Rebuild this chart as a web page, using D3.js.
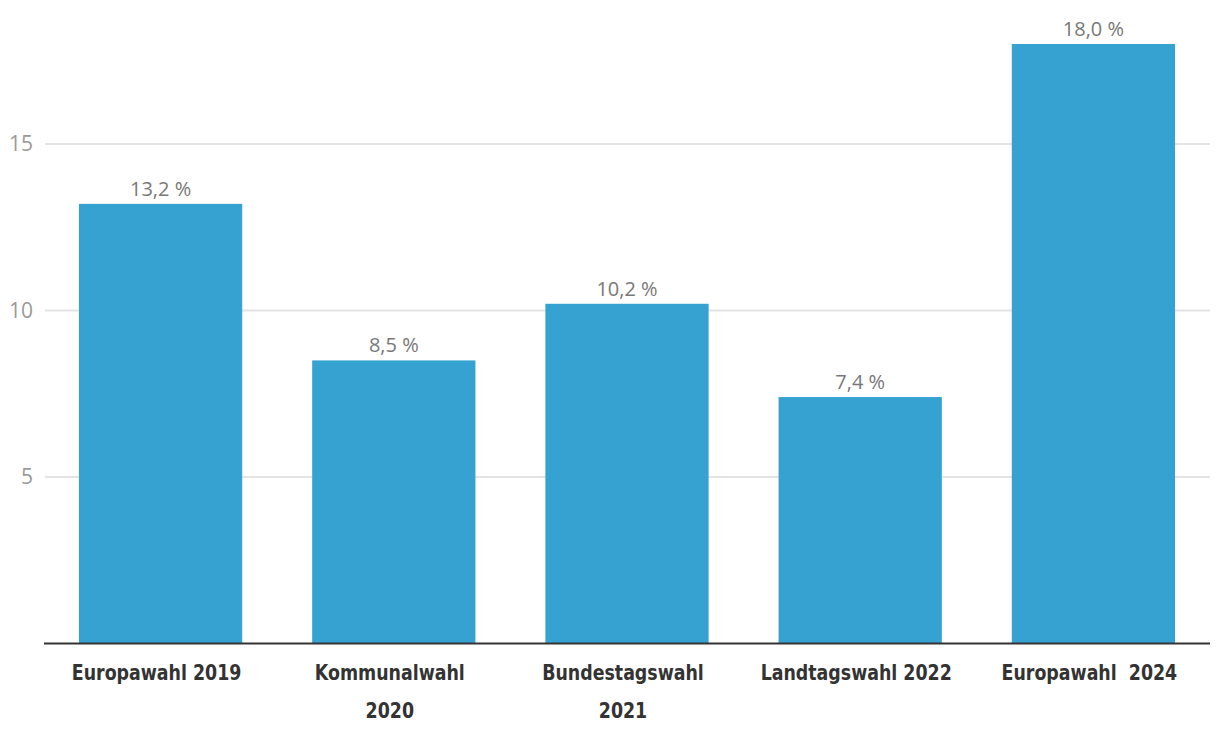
<!DOCTYPE html>
<html><head><meta charset="utf-8">
<script src="https://cdn.jsdelivr.net/npm/d3@7"></script>
<style>
body{margin:0;background:#fff;}
svg{display:block;}
</style></head>
<body>
<svg id="chart" width="1220" height="740"></svg>
<script>
const categories = [["Europawahl 2019"], ["Kommunalwahl", "2020"], ["Bundestagswahl", "2021"], ["Landtagswahl 2022"], ["Europawahl\u00a0 2024"]];
const values = [13.2, 8.5, 10.2, 7.4, 18.0];
const yTicks = [5, 10, 15];

(function () {
const svg = d3.select("#chart");
const mLeft = 44, mRight = 1210, mTop = 44, mBottom = 643.5;
const x = d3.scaleBand().domain(d3.range(values.length)).range([mLeft, mRight]).paddingInner(0.3).paddingOuter(0.15);
const y = d3.scaleLinear().domain([0, 18]).range([mBottom, mTop]);

const labelFont = "'Liberation Sans Narrow','DejaVu Sans Condensed',sans-serif";
const valFont = "'Open Sans','Noto Sans',sans-serif";

// gridlines
svg.append("g").selectAll("line").data(yTicks).join("line")
  .attr("x1", mLeft + 1).attr("x2", mRight)
  .attr("y1", d => y(d)).attr("y2", d => y(d))
  .attr("stroke", "#e3e3e3").attr("stroke-width", 2);
svg.append("g").selectAll("text").data(yTicks).join("text")
  .attr("x", 33).attr("y", d => y(d)).attr("dy", "0.35em")
  .attr("text-anchor", "end").attr("fill", "#9a9a9a")
  .attr("font-family", valFont).attr("font-size", 21).text(d => d);

// bars
svg.append("g").selectAll("rect").data(values).join("rect")
  .attr("x", (d, i) => x(i)).attr("width", x.bandwidth())
  .attr("y", d => y(d)).attr("height", d => mBottom - y(d))
  .attr("fill", "#36a2d2");

// value labels
svg.append("g").selectAll("text").data(values).join("text")
  .attr("x", (d, i) => x(i) + x.bandwidth() / 2).attr("y", d => y(d) - 8)
  .attr("text-anchor", "middle").attr("fill", "#787878")
  .attr("font-family", valFont).attr("font-size", 20)
  .text(d => d.toFixed(1).replace(".", ",") + " %");

// baseline
svg.append("line").attr("x1", mLeft).attr("x2", mRight).attr("y1", mBottom).attr("y2", mBottom)
  .attr("stroke", "#333").attr("stroke-width", 2);

// category labels (horizontally condensed)
const cg = svg.append("g").selectAll("text").data(categories).join("text")
  .attr("transform", (d, i) => `translate(${x(i) + x.bandwidth() / 2 - 4},0) scale(0.9,1)`)
  .attr("text-anchor", "middle").attr("fill", "#333")
  .attr("font-family", labelFont).attr("font-weight", "bold").attr("font-size", 21.5);
cg.selectAll("tspan").data(d => d).join("tspan")
  .attr("x", 0)
  .attr("y", (d, j) => 680 + j * 38).text(d => d);
})();
</script>
</body></html>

⁂

Written exercise: All of the material above needs to be restated exactly, with no pictures.

Finished exercise:
Rebuild this chart as a web page, using D3.js.
<!DOCTYPE html>
<html><head><meta charset="utf-8">
<script src="https://cdn.jsdelivr.net/npm/d3@7"></script>
<style>
body{margin:0;background:#fff;}
svg{display:block;}
</style></head>
<body>
<svg id="chart" width="1220" height="740"></svg>
<script>
const categories = [["Europawahl 2019"], ["Kommunalwahl", "2020"], ["Bundestagswahl", "2021"], ["Landtagswahl 2022"], ["Europawahl\u00a0 2024"]];
const values = [13.2, 8.5, 10.2, 7.4, 18.0];
const yTicks = [5, 10, 15];

(function () {
const svg = d3.select("#chart");
const mLeft = 44, mRight = 1210, mTop = 44, mBottom = 643.5;
const x = d3.scaleBand().domain(d3.range(values.length)).range([mLeft, mRight]).paddingInner(0.3).paddingOuter(0.15);
const y = d3.scaleLinear().domain([0, 18]).range([mBottom, mTop]);

const labelFont = "'Liberation Sans Narrow','DejaVu Sans Condensed',sans-serif";
const valFont = "'Open Sans','Noto Sans',sans-serif";

// gridlines
svg.append("g").selectAll("line").data(yTicks).join("line")
  .attr("x1", mLeft + 1).attr("x2", mRight)
  .attr("y1", d => y(d)).attr("y2", d => y(d))
  .attr("stroke", "#e3e3e3").attr("stroke-width", 2);
svg.append("g").selectAll("text").data(yTicks).join("text")
  .attr("x", 33).attr("y", d => y(d)).attr("dy", "0.35em")
  .attr("text-anchor", "end").attr("fill", "#9a9a9a")
  .attr("font-family", valFont).attr("font-size", 21).text(d => d);

// bars
svg.append("g").selectAll("rect").data(values).join("rect")
  .attr("x", (d, i) => x(i)).attr("width", x.bandwidth())
  .attr("y", d => y(d)).attr("height", d => mBottom - y(d))
  .attr("fill", "#36a2d2");

// value labels
svg.append("g").selectAll("text").data(values).join("text")
  .attr("x", (d, i) => x(i) + x.bandwidth() / 2).attr("y", d => y(d) - 8)
  .attr("text-anchor", "middle").attr("fill", "#787878")
  .attr("font-family", valFont).attr("font-size", 20)
  .text(d => d.toFixed(1).replace(".", ",") + " %");

// baseline
svg.append("line").attr("x1", mLeft).attr("x2", mRight).attr("y1", mBottom).attr("y2", mBottom)
  .attr("stroke", "#333").attr("stroke-width", 2);

// category labels (horizontally condensed)
const cg = svg.append("g").selectAll("text").data(categories).join("text")
  .attr("transform", (d, i) => `translate(${x(i) + x.bandwidth() / 2 - 4},0) scale(0.9,1)`)
  .attr("text-anchor", "middle").attr("fill", "#333")
  .attr("font-family", labelFont).attr("font-weight", "bold").attr("font-size", 21.5);
cg.selectAll("tspan").data(d => d).join("tspan")
  .attr("x", 0)
  .attr("y", (d, j) => 680 + j * 38).text(d => d);
})();
</script>
</body></html>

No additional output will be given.